Silver Age-ness: 1,000,000/10
The science in this is, uhm, A BIT questionable?
Does it stand the test of time? 0/10
This is charming and all… but good luck making sense of this one!!!
How close is this to the modern character? What modern character?
Despite technically dying in this issue, the Faceless Hunter has such a memorable design that he returned the following year in issue #142 AND again in 1963 om issue #153.
He would be rescued from obscurity by Marv Wolfman in 1985 on DC Comics Presents #77, in a team-up between Superman and the Forgotten Heroes (who you might remember as a team from Crisis and basically nothing else).
Appropriately enough, they fight the Forgotten Villains in this one, one of which is the Faceless Hunter.
He was re-introduced in 2014 as a Green Lantern villain. He’s a bounty hunter from what I gather, so I don’t really consider him the same character. Still, it’s nice they didn’t abandon such a strong design!
Not a bad match, though I’m disappointed he doesn’t look fuzzy anymore.

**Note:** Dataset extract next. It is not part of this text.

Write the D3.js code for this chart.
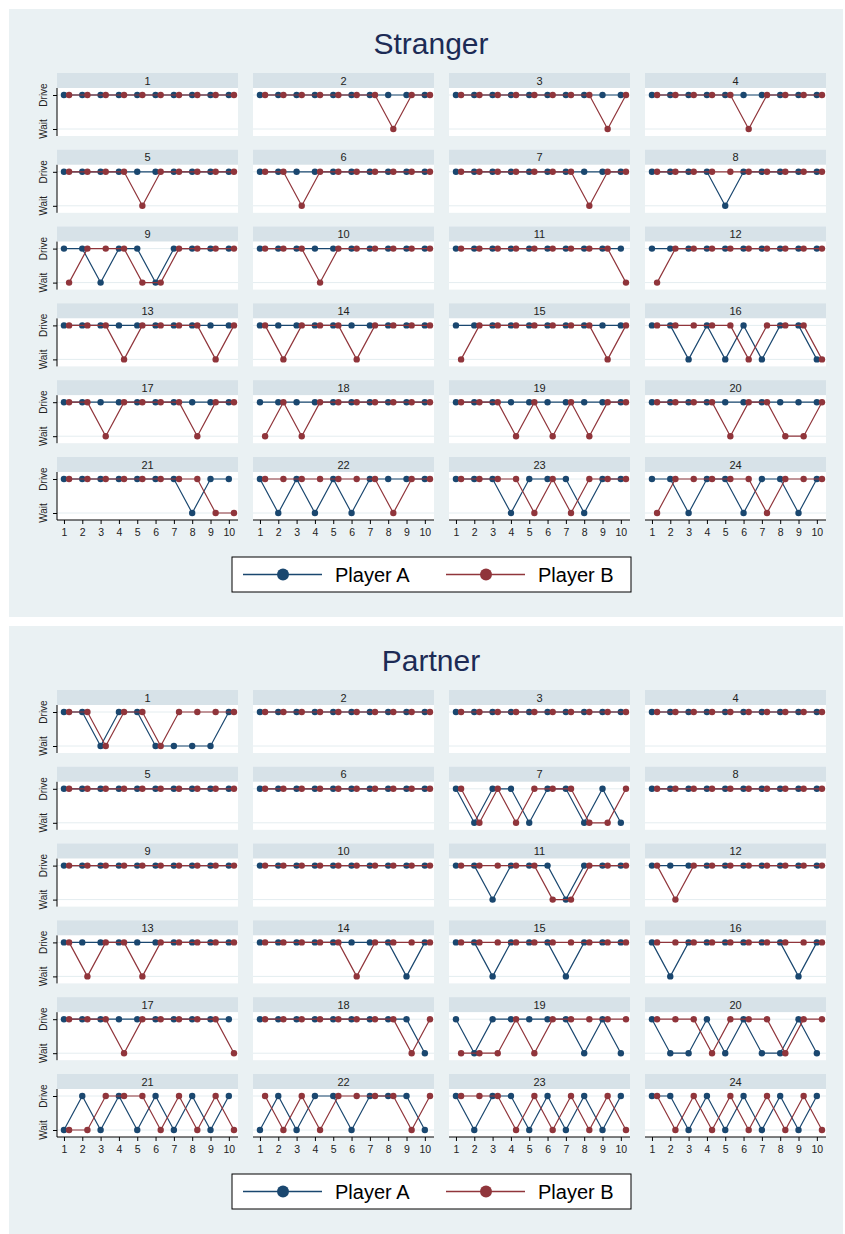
<!DOCTYPE html>
<html><head><meta charset="utf-8">
<script src="https://cdn.jsdelivr.net/npm/d3@7/dist/d3.min.js"></script>
<style>body{margin:0;background:#fff} svg{display:block}</style>
</head><body><svg id="c" width="845" height="1234"></svg>
<script>
// ---------- DATA ----------
const rounds = [1,2,3,4,5,6,7,8,9,10];
const choiceLabels = ["Wait","Drive"];          // W = 0, D = 1
const treatments = ["Stranger","Partner"];
const players = ["Player A","Player B"];
const pairIds = d3.range(1,25);

const strangerA = [
"DDDDDDDDDD","DDDDDDDDDD","DDDDDDDDDD","DDDDDDDDDD",
"DDDDDDDDDD","DDDDDDDDDD","DDDDDDDDDD","DDDDWDDDDD",
"DDWDDWDDDD","DDDDDDDDDD","DDDDDDDDDD","DDDDDDDDDD",
"DDDDDDDDDD","DDDDDDDDDD","DDDDDDDDDD","DDWDWDWDDW",
"DDDDDDDDDD","DDDDDDDDDD","DDDDDDDDDD","DDDDDDDDDD",
"DDDDDDDWDD","DWDWDWDDDD","DDDWDDDWDD","DDWDDWDDWD"
];
const strangerB = [
"DDDDDDDDDD","DDDDDDDWDD","DDDDDDDDWD","DDDDDWDDDD",
"DDDDWDDDDD","DDWDDDDDDD","DDDDDDDWDD","DDDDDDDDDD",
"WDDDWWDDDD","DDDWDDDDDD","DDDDDDDDDW","WDDDDDDDDD",
"DDDWDDDDWD","DWDDDWDDDD","WDDDDDDDWD","DDDDDWDDDW",
"DDWDDDDWDD","WDWDDDDDDD","DDDWDWDWDD","DDDDWDDWWD",
"DDDDDDDDWW","DDDDDDDWDD","DDDDWDWDDD","WDDDDDWDDD"
];
const partnerA = [
"DDWDDWWWWD","DDDDDDDDDD","DDDDDDDDDD","DDDDDDDDDD",
"DDDDDDDDDD","DDDDDDDDDD","DWDDWDDWDW","DDDDDDDDDD",
"DDDDDDDDDD","DDDDDDDDDD","DDWDDDWDDD","DDDDDDDDDD",
"DDDDDDDDDD","DDDDDDDDWD","DDWDDDWDDD","DWDDDDDDWD",
"DDDDDDDDDD","DDDDDDDDDW","DWDDDDDWDW","DWWDWDWWDW",
"WDWDWDWDWD","WDWDDWDDDW","DWDDWDWDWD","DDWDWDWDWD"
];
const partnerB = [
"DDWDDWDDDD","DDDDDDDDDD","DDDDDDDDDD","DDDDDDDDDD",
"DDDDDDDDDD","DDDDDDDDDD","DWDWDDDWWD","DDDDDDDDDD",
"DDDDDDDDDD","DDDDDDDDDD","DDDDDWWDDD","DWDDDDDDDD",
"DWDDWDDDDD","DDDDDWDDDD","DDDDDDDDDD","DDDDDDDDDD",
"DDDWDDDDDW","DDDDDDDDWD","WWWDWDDDDD","DDDWDDDWDD",
"WWDDDWDWDW","DWDWDDDDWD","DDDWDWDWDW","DWDWDWDWDW"
];

// ---------- STYLE / LAYOUT ----------
const colA = "#1a476f", colB = "#90353b";
const bgCol = "#eaf1f3", stripCol = "#d7e2e8", gridCol = "#e4edf0";
const font = "'Liberation Sans', Arial, Helvetica, sans-serif";
const sectionTops = [9, 626];
const colLeft0 = 57, colPitch = 196, panelW = 181;
const headerTop0 = 64, rowPitch = 76.8, headerH = 15, plotH = 48;
const offsetB = 0.28;

const svg = d3.select("#c");
const x = d3.scaleLinear().domain([0.62, 10.5]).range([0, panelW]);
const y = d3.scaleLinear().domain([0, 1]).range([41, 7]);
const toVal = s => s.split("").map(c => c === "D" ? 1 : 0);

const groups = [[strangerA, strangerB], [partnerA, partnerB]];

treatments.forEach((tr, ti) => {
  const top = sectionTops[ti];
  const sec = svg.append("g").attr("transform", `translate(0,${top})`);
  sec.append("rect").attr("x", 9).attr("y", 0).attr("width", 834).attr("height", 608).attr("fill", bgCol);
  sec.append("text").attr("x", 431).attr("y", 45).attr("text-anchor", "middle")
    .attr("font-family", font).attr("font-size", 30).attr("fill", "#1c2b55").text(tr);

  const [dA, dB] = groups[ti];
  pairIds.forEach((pid, i) => {
    const r = Math.floor(i / 4), c = i % 4;
    const px = colLeft0 + c * colPitch;
    const hy = headerTop0 + r * rowPitch;
    const g = sec.append("g").attr("transform", `translate(${px},${hy})`);
    g.append("rect").attr("width", panelW).attr("height", headerH).attr("fill", stripCol);
    g.append("text").attr("x", panelW / 2).attr("y", 11.5).attr("text-anchor", "middle")
      .attr("font-family", font).attr("font-size", 11).attr("fill", "#222").text(pid);
    const p = g.append("g").attr("transform", `translate(0,${headerH})`);
    p.append("rect").attr("width", panelW).attr("height", plotH).attr("fill", "#fff");
    [0, 1].forEach(v => p.append("line").attr("x1", 0).attr("x2", panelW)
      .attr("y1", y(v)).attr("y2", y(v)).attr("stroke", gridCol).attr("stroke-width", 1));

    if (c === 0) {
      const ya = p.append("g").call(d3.axisLeft(y).tickValues([0, 1]).tickSize(4).tickFormat(""));
      ya.select(".domain").attr("d", `M0,0V${plotH}`).attr("stroke", "#000");
      ya.selectAll(".tick line").attr("stroke", "#000");
      [0, 1].forEach(v => p.append("text")
        .attr("transform", `translate(-10,${y(v)}) rotate(-90)`)
        .attr("text-anchor", "middle").attr("font-family", font).attr("font-size", 10)
        .attr("fill", "#222").text(choiceLabels[v]));
    }
    if (r === 5) {
      const xa = p.append("g").attr("transform", `translate(0,${plotH})`)
        .call(d3.axisBottom(x).tickValues(rounds).tickSize(4).tickFormat(d3.format("d")));
      xa.select(".domain").attr("d", `M0,0H${panelW}`).attr("stroke", "#000");
      xa.selectAll(".tick line").attr("stroke", "#000");
      xa.selectAll(".tick text").attr("font-family", font).attr("font-size", 10.5)
        .attr("fill", "#222").attr("dy", "0.9em");
    }

    [[toVal(dA[i]), colA, 0], [toVal(dB[i]), colB, offsetB]].forEach(([vals, col, off]) => {
      const pts = vals.map((v, k) => [rounds[k] + off, v]);
      p.append("path").attr("d", d3.line().x(d => x(d[0])).y(d => y(d[1]))(pts))
        .attr("fill", "none").attr("stroke", col).attr("stroke-width", 1.2);
      p.selectAll(null).data(pts).enter().append("circle")
        .attr("cx", d => x(d[0])).attr("cy", d => y(d[1])).attr("r", 3.2).attr("fill", col);
    });
  });

  // legend
  const lg = sec.append("g").attr("transform", `translate(232,548)`);
  lg.append("rect").attr("width", 399).attr("height", 35).attr("fill", "#fff")
    .attr("stroke", "#000").attr("stroke-width", 1);
  players.forEach((pl, k) => {
    const lx = 11 + k * 203, col = k === 0 ? colA : colB;
    lg.append("line").attr("x1", lx).attr("x2", lx + 79).attr("y1", 17.5).attr("y2", 17.5)
      .attr("stroke", col).attr("stroke-width", 1.4);
    lg.append("circle").attr("cx", lx + 40).attr("cy", 17.5).attr("r", 6).attr("fill", col);
    lg.append("text").attr("x", lx + 92).attr("y", 24.5).attr("font-family", font)
      .attr("font-size", 20).attr("fill", "#000").text(pl);
  });
});
</script></body></html>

Bonus round! The “Space Museum” was a regular feature of the book, and this one is really a snapshot of the times.
“Earth victory – by a hair!”
by Gardner Fox & Carmine Infantino
The framing device is a father explaining to his son why there’s a strand of human hair in the Space Museum. You know, if one of the visitors has to do all the explaining, that’s a bad museum!!!
So he narrates a story about a general fighting in a war and asking the help of a general…
…but the Admiral is *gasp* a woman!
The Space Museum is set in the 25th century. So at least the 60s thought that women would be able to join the military in the 24th century.
Dude, I get it for 1961, but she just said this has been happening for a hundred years from your perspective!!!
Okay the story is kind of forgettable, but man is Infantino on fire in this one.
And the Admiral turns out to be a badass, so at least the General recognizes he was being a jackass.
Their mission requires them to attack an alien base by using the X-Ray Snooper Scope™…
…which gets blown up.
And that’s where the hair turns up, because it’s going to be used a cross-sight!!!
Which apparently is NOT something made up for this comic!!! I’m going to give Gardner Fox the benefit of the doubt here, because he tends to be reliable in these things.
So the mission is a success, and the humans sign a peace treaty with the aliens (something you don’t see very often in 60s sci-fi).
And we close with the revelation that the General is the dad from the beginning of the story, later married to the Admiral. Incredibly for the 60s, there is NO mention of the Admiral needing to retire to get married (granted the son doesn’t know she was an Admiral, but he also didn’t know his father was a General so I guess soldiers retire quite early in the future).
A cute little story, even if I never want to read the word “gollywobbles” in my life ever again.